To be done
Retype the data exactly, from its first line to the line containing "#fff, -1px -1px", including both, and skip any picture.

* Start Supplied material *

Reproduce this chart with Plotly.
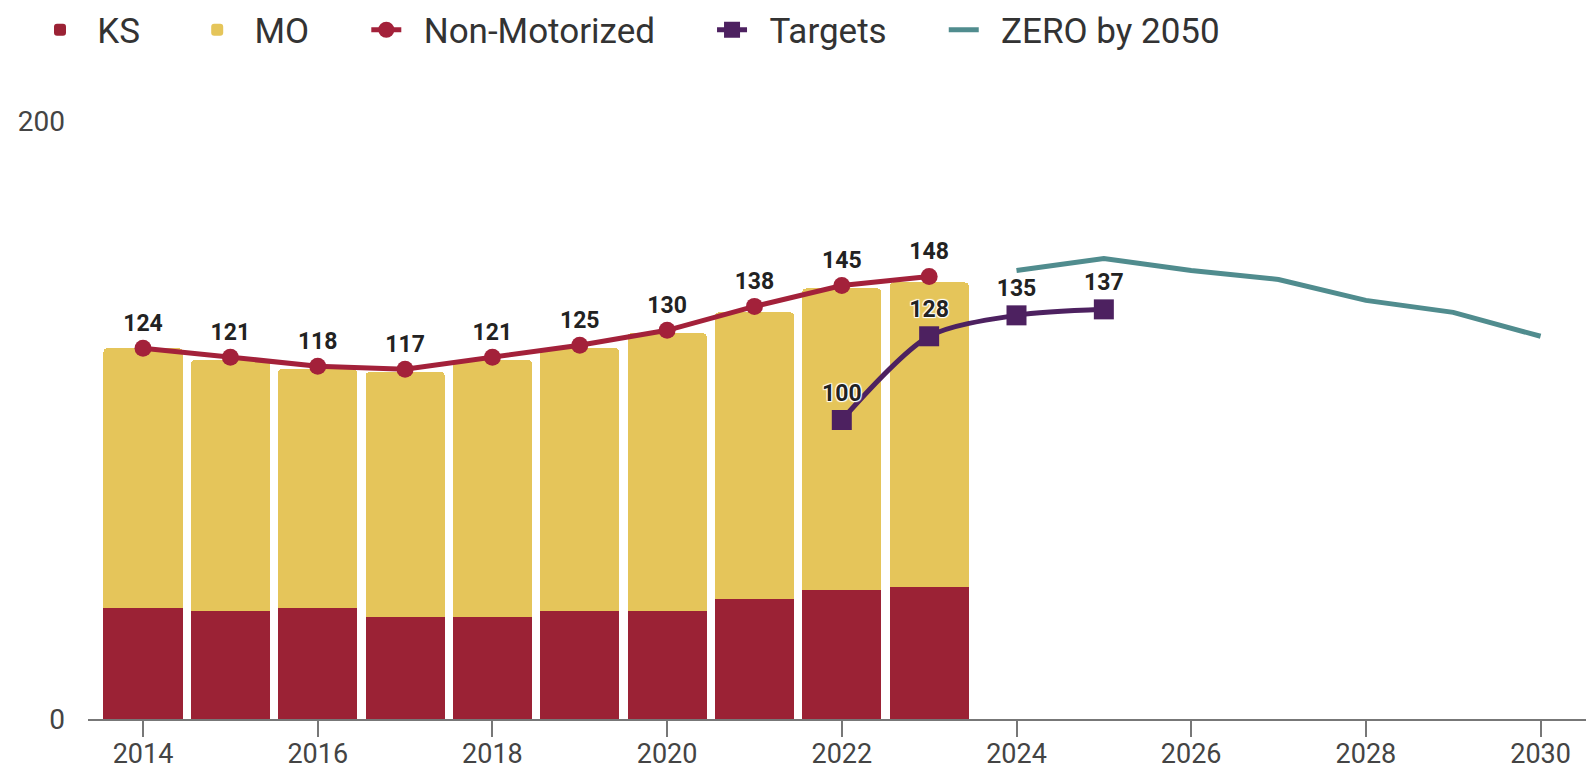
import plotly.graph_objects as go

years = [2014, 2015, 2016, 2017, 2018, 2019, 2020, 2021, 2022, 2023]
ks = [37, 36, 37, 34, 34, 36, 36, 40, 43, 44]
mo = [87, 84, 80, 82, 86, 88, 93, 96, 101, 102]
non_motorized = [124, 121, 118, 117, 121, 125, 130, 138, 145, 148]

target_years = [2022, 2023, 2024, 2025]
targets = [100, 128, 135, 137]

zero_years = [2024, 2025, 2026, 2027, 2028, 2029, 2030]
zero_2050 = [150, 154, 150, 147, 140, 136, 128]

C_KS = "#9b2235"
C_MO = "#e5c55a"
C_NM = "#a3213a"
C_TG = "#4d2160"
C_ZR = "#508c8e"

NB = "\u00a0"


def legend_name(s):
    return NB * 2 + s + NB * 6


label_font = dict(family="Roboto, Arial, sans-serif", size=23, color="#222222",
                  weight="bold",
                  shadow="1px 1px 1px #fff, -1px -1px 1px #fff, 1px -1px 1px #fff, -1px 1px 1px #fff")

fig = go.Figure()
fig.add_trace(go.Bar(x=years, y=ks, name=legend_name("KS"),
                     marker=dict(color=C_KS, line=dict(width=0))))
fig.add_trace(go.Bar(x=years, y=mo, name=legend_name("MO"),
                     marker=dict(color=C_MO, line=dict(width=0))))
fig.add_trace(go.Scatter(
    x=years, y=non_motorized, name=legend_name("Non-Motorized"), mode="lines+markers+text",
    line=dict(color=C_NM, width=5), marker=dict(color=C_NM, size=17, symbol="circle"),
    text=[str(v) for v in non_motorized], textposition="top center", textfont=label_font,
))
fig.add_trace(go.Scatter(
    x=target_years, y=targets, name=legend_name("Targets"), mode="lines+markers+text",
    line=dict(color=C_TG, width=5, shape="spline", smoothing=0.8),
    marker=dict(color=C_TG, size=20, symbol="square"),
    text=[str(v) for v in targets], textposition="top center", textfont=label_font,
))
fig.add_trace(go.Scatter(
    x=zero_years, y=zero_2050, name=legend_name("ZERO by 2050"), mode="lines",
    line=dict(color=C_ZR, width=5),
))

fig.update_layout(
    width=1586, height=772,
    margin=dict(l=88, r=0, t=121, b=53, pad=0),
    barmode="stack", bargap=0.094, barcornerradius=4,
    plot_bgcolor="white", paper_bgcolor="white",
    font=dict(family="Roboto, Arial, sans-serif", color="#333333"),
    legend=dict(orientation="h", xref="container", yref="container",
                x=40 / 1586, y=1 - 30 / 772, xanchor="left", yanchor="middle",
                font=dict(size=35, color="#333333"), itemwidth=30,
                traceorder="normal"),
    xaxis=dict(range=[2013.37, 2030.52], tickmode="array",
               tickvals=[2014, 2016, 2018, 2020, 2022, 2024, 2026, 2028, 2030],
               ticks="outside", ticklen=16, tickwidth=2, tickcolor="#777777",
               showline=True, linecolor="#777777", linewidth=2,
               showgrid=False, zeroline=False, automargin=False,
               ticklabelstandoff=-6,
               tickfont=dict(size=27, color="#444444")),
    yaxis=dict(range=[0, 200], tickvals=[0, 200], showgrid=True,
               gridcolor="#cccccc", gridwidth=1.5, zeroline=False,
               ticks="", ticklabelstandoff=22, automargin=False,
               tickfont=dict(size=28, color="#444444")),
    showlegend=True,
)

fig.write_html("out.html", config={"displayModeBar": False},
               post_script="document.body.style.margin='0';document.body.style.overflow='hidden';")
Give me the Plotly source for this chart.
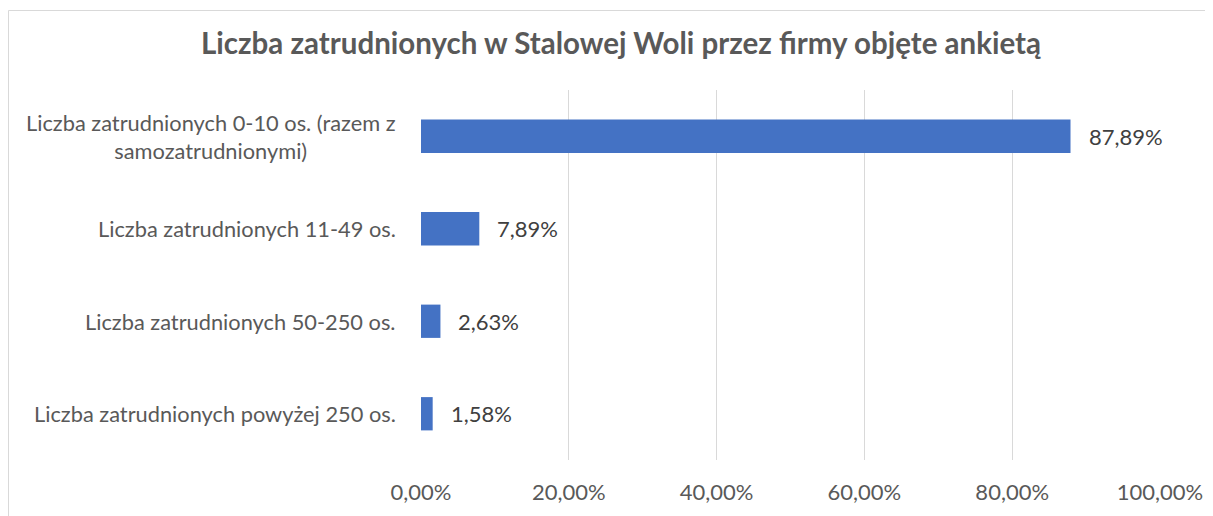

* End Supplied material *

Output for this exercise
Reproduce this chart with Plotly.
import plotly.graph_objects as go

years = [2014, 2015, 2016, 2017, 2018, 2019, 2020, 2021, 2022, 2023]
ks = [37, 36, 37, 34, 34, 36, 36, 40, 43, 44]
mo = [87, 84, 80, 82, 86, 88, 93, 96, 101, 102]
non_motorized = [124, 121, 118, 117, 121, 125, 130, 138, 145, 148]

target_years = [2022, 2023, 2024, 2025]
targets = [100, 128, 135, 137]

zero_years = [2024, 2025, 2026, 2027, 2028, 2029, 2030]
zero_2050 = [150, 154, 150, 147, 140, 136, 128]

C_KS = "#9b2235"
C_MO = "#e5c55a"
C_NM = "#a3213a"
C_TG = "#4d2160"
C_ZR = "#508c8e"

NB = "\u00a0"


def legend_name(s):
    return NB * 2 + s + NB * 6


label_font = dict(family="Roboto, Arial, sans-serif", size=23, color="#222222",
                  weight="bold",
                  shadow="1px 1px 1px #fff, -1px -1px 1px #fff, 1px -1px 1px #fff, -1px 1px 1px #fff")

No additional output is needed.